An application with a memory leak will eventually terminate abnormally, after exhausting all available memory. Applications written in languages such as Java or C#, despite the automatic reclamation of memory, nonetheless may still have memory leaks. Finding the cause for leaks in such settings is an immense challenge. This is in part because the leaks can occur for a number of different reasons: e.g. forgetting to deregister as a listener, improperly implementing object equality, sizing caches to be larger than available memory. They are also difficult to diagnose because of problems of scale: if you're leaking objects, there's bound to be a lot of objects to dig through! Finally, applications these days are composed of a myriad of frameworks that no one developer entirely understands. Even for experts, manually digging through the mountain of details is error prone and time consuming. We have developed a tool that automates this process, called Leakbot. It uses graph algorithms to group the live objects of an application into equivalence classes, and pattern matching to look for trends in the constituency of each class. A leak is a class that exhibits monotonically increasing number of matches.

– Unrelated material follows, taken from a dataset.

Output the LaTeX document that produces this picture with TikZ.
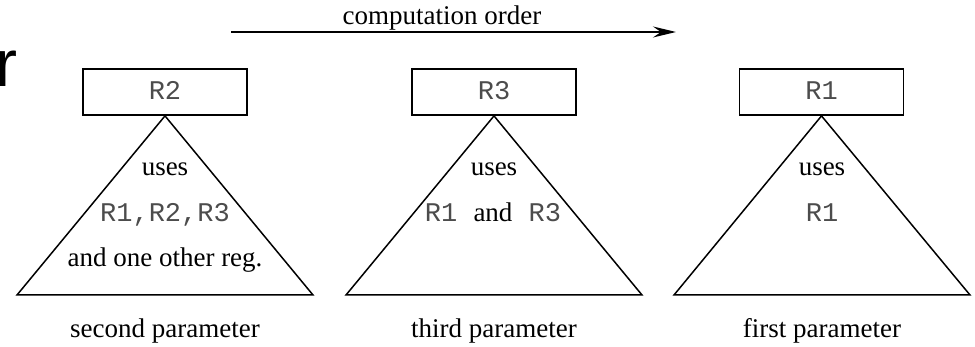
\documentclass[tikz,border=0pt]{standalone}
\usepackage{fontspec}
\setmainfont{Liberation Serif}
\setmonofont{Liberation Mono}
\setsansfont{Liberation Sans}
\usetikzlibrary{arrows.meta}
\newcommand{\mtt}[1]{\textcolor{black!70}{\ttfamily #1}}
\begin{document}
\begin{tikzpicture}[x=0.5pt,y=-0.5pt,
  lbl/.style={inner sep=0pt,anchor=base,font=\fontsize{13.5}{16}\selectfont},
  reg/.style={draw,line width=0.9pt,minimum width=82pt,minimum height=23pt,inner sep=0pt},
  regtxt/.style={inner sep=0pt,anchor=base,font=\fontsize{13.5}{16}\selectfont\ttfamily,text=black!70},
  tri/.style={draw,line width=0.75pt,line join=miter}]
\useasboundingbox (0,0) rectangle (975,347);
\node[inner sep=0pt,anchor=base west,font=\fontsize{33}{36}\selectfont\sffamily] (bigr) at (-5,87) {r};
% arrow
\coordinate (as) at (231,32);
\coordinate (ae) at (676,32);
\draw[line width=1pt,-{Stealth[length=11.5pt,width=5.5pt,inset=4pt]}] (as) -- (ae);
\node[lbl] (order) at (442,25) {computation order};
% boxes
\node[reg] (b1) at (165,92) {};
\node[reg] (b2) at (494,92) {};
\node[reg] (b3) at (821.5,92) {};
\node[regtxt] (t1) at (165,100) {R2};
\node[regtxt] (t2) at (494,100) {R3};
\node[regtxt] (t3) at (821.5,100) {R1};
% triangles
\coordinate (l1) at (17,295); \coordinate (r1) at (313,295);
\coordinate (l2) at (346,295); \coordinate (r2) at (642,295);
\coordinate (l3) at (674,295); \coordinate (r3) at (970,295);
\draw[tri] (b1.south) -- (l1) -- (r1) -- cycle;
\draw[tri] (b2.south) -- (l2) -- (r2) -- cycle;
\draw[tri] (b3.south) -- (l3) -- (r3) -- cycle;
% contents
\node[lbl] (u1) at (165,176) {uses};
\node[lbl] (u2) at (494,176) {uses};
\node[lbl] (u3) at (822,176) {uses};
\node[lbl] (c1) at (165,222) {\mtt{R1,R2,R3}};
\node[lbl] (c2) at (493,222) {\mtt{R1 }and\mtt{ R3}};
\node[lbl] (c3) at (822,222) {\mtt{R1}};
\node[lbl] (o1) at (165,267) {and one other reg.};
% captions
\node[lbl] (p1) at (165,337) {second parameter};
\node[lbl] (p2) at (494,337) {third parameter};
\node[lbl] (p3) at (822,337) {first parameter};
\end{tikzpicture}
\end{document}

Figure 1. We group the live objects in an application into equivalence classes, based on how they evolve, and where they are situated in the object reference graph. For example, in today's complex applications, we find groups of data structures that evolve like a leak (growing without bound), or like a cache, or a pool.

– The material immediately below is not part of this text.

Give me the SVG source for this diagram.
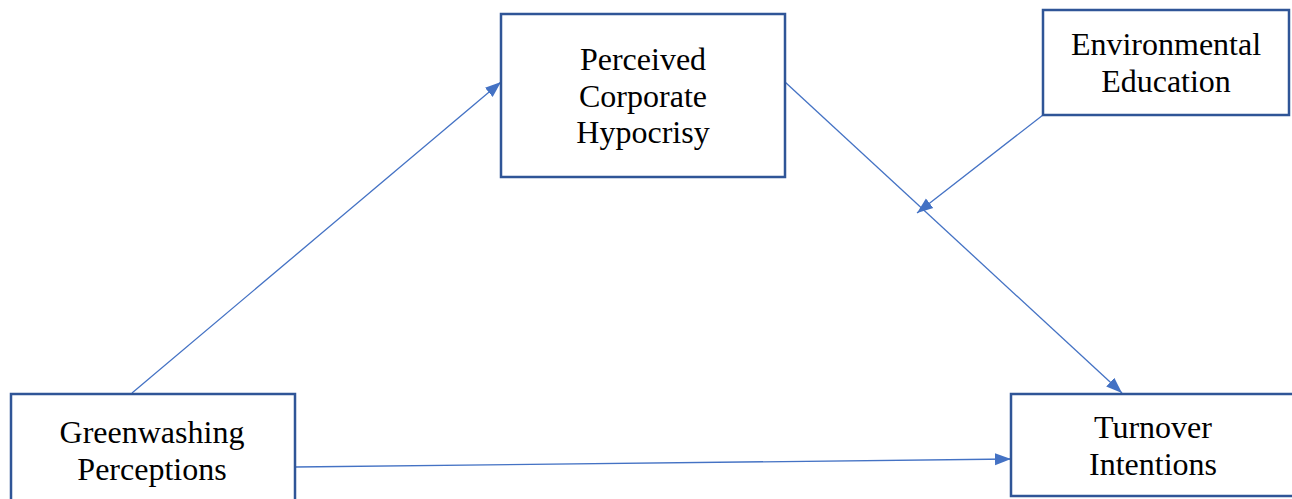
<svg xmlns="http://www.w3.org/2000/svg" width="1292" height="499" viewBox="0 0 1292 499">
<style>
.box{fill:#ffffff;stroke:#2F5597;stroke-width:2.5}
.lbl{font-family:'Liberation Serif','DejaVu Serif',serif;font-size:32px;fill:#000;text-anchor:middle}
.conn{stroke:#4472C4;stroke-width:1.3;fill:none;marker-end:url(#ah)}
</style>
<defs>
<marker id="ah" markerUnits="userSpaceOnUse" markerWidth="18" markerHeight="14" refX="16" refY="6" orient="auto" viewBox="0 0 18 12">
<path d="M0,0 L16,6 L0,12 Z" fill="#4472C4"/>
</marker>
</defs>
<rect width="1292" height="499" fill="#ffffff"/>
<g id="connectors">
<line class="conn" x1="132" y1="393" x2="501" y2="82"/>
<line class="conn" x1="785" y1="82" x2="1122" y2="393"/>
<line class="conn" x1="1043" y1="115" x2="917" y2="213"/>
<line class="conn" x1="295" y1="467" x2="1011" y2="459"/>
</g>
<g id="perceived">
<rect class="box" x="501" y="14" width="284" height="163"/>
<text class="lbl" x="643" y="70">Perceived</text>
<text class="lbl" x="643" y="107">Corporate</text>
<text class="lbl" x="643" y="143">Hypocrisy</text>
</g>
<g id="environmental">
<rect class="box" x="1043" y="10" width="246" height="105"/>
<text class="lbl" x="1166" y="55">Environmental</text>
<text class="lbl" x="1166" y="92">Education</text>
</g>
<g id="greenwashing">
<rect class="box" x="11" y="394" width="284" height="115"/>
<text class="lbl" x="152" y="443">Greenwashing</text>
<text class="lbl" x="152" y="480">Perceptions</text>
</g>
<g id="turnover">
<rect class="box" x="1011" y="394" width="295" height="102"/>
<text class="lbl" x="1153" y="438">Turnover</text>
<text class="lbl" x="1153" y="475">Intentions</text>
</g>
</svg>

Our group has always been driven by work with important IBM customers. These engagements were the origin of the ideas behind Leakbot. When analyzing memory leaks on these engagements, the developers typically provided us with snapshots of the Java heap. Most existing tools required us to digest a graphical view of the snapshots: a node for each object, and an edge for each reference between them. However, these graphs were very large, consisted of objects from unfamiliar frameworks, and were connected in complex ways. As the reliance on frameworks increased, we found that manually poring over the individual details of the data became more painful. Nobody had the time or expertise to dig through the mountain of details manually.
Unfortunately, simple summaries of the graph didn't help. Knowing the common data types only told us that there are lots of strings. But applications weren't just leaking strings, they were leaking whole data structures.
We next used graph algorithms to look for the big data structures. This step was beyond most tools, but alone was not enough. Sometimes, data structures were just big, not bugs. Even then, knowing that a class loader owned most of the objects didn't help. The heads of the leaking data structures usually lay somewhere between the class loader roots and the strings.
Figure 2. We identify three attributes of each object to define the eqiuvalence class to which an object belongs. We then match the canonical keys against a series of memory snapshots, and look for trends.
Therefore, we implemented analyses, based on scalable graph algorithms, to automate the discovery of those leaking data structures and the context in which they are situated. It was particularly important to distinguish based on context, because the leaking structures were often of a common type, from a framework the application used. For example, a single application these days uses XML documents for several purposes, but only one is problematic. Our analyses groups objects into equivalence classes based on their type and context. It is very likely that the same code logic governs whether or not the objects in a class will eventually be collected, or will live forever. The analyses then look for how the equivalence classes evolve over time. Each equivalence class is described by a pattern: a location in the graph, and a type that is leaking. We look for trends in the membership of each class by matching the patterns against memory snapshots from the application, each taken over time as the application runs.
This technology now ships as part of Rational Application Developer version 6.0, and as part of the Memory Dump Diagnostic for Java technology preview. We are currently working on enhancing the algorithms we use to group objects into equivalence classes, and on an infrastructure that allows the graph analyses to scale to graphs with hundreds of millions of nodes. We are also extending the work to new domains, such as diagnosing problems with excessive memory footprint. Our experience has shown that applications that make heavy use of frameworks very often require too much memory to accomplish their tasks. Analyzing this type of problem shares many of the difficulties of leak analysis. It is even more challenging, due to not having trends to analyze.
Nick Mitchell and Gary S. Sevitsky. LeakBot: An Automated and Lightweight Tool For Diagnosing Memory Leaks in Large Java Applications. ECOOP 03 - European Conference on Object-Oriented Programming. February 2003 (2003 Pat Goldberg Memorial Best Paper Award).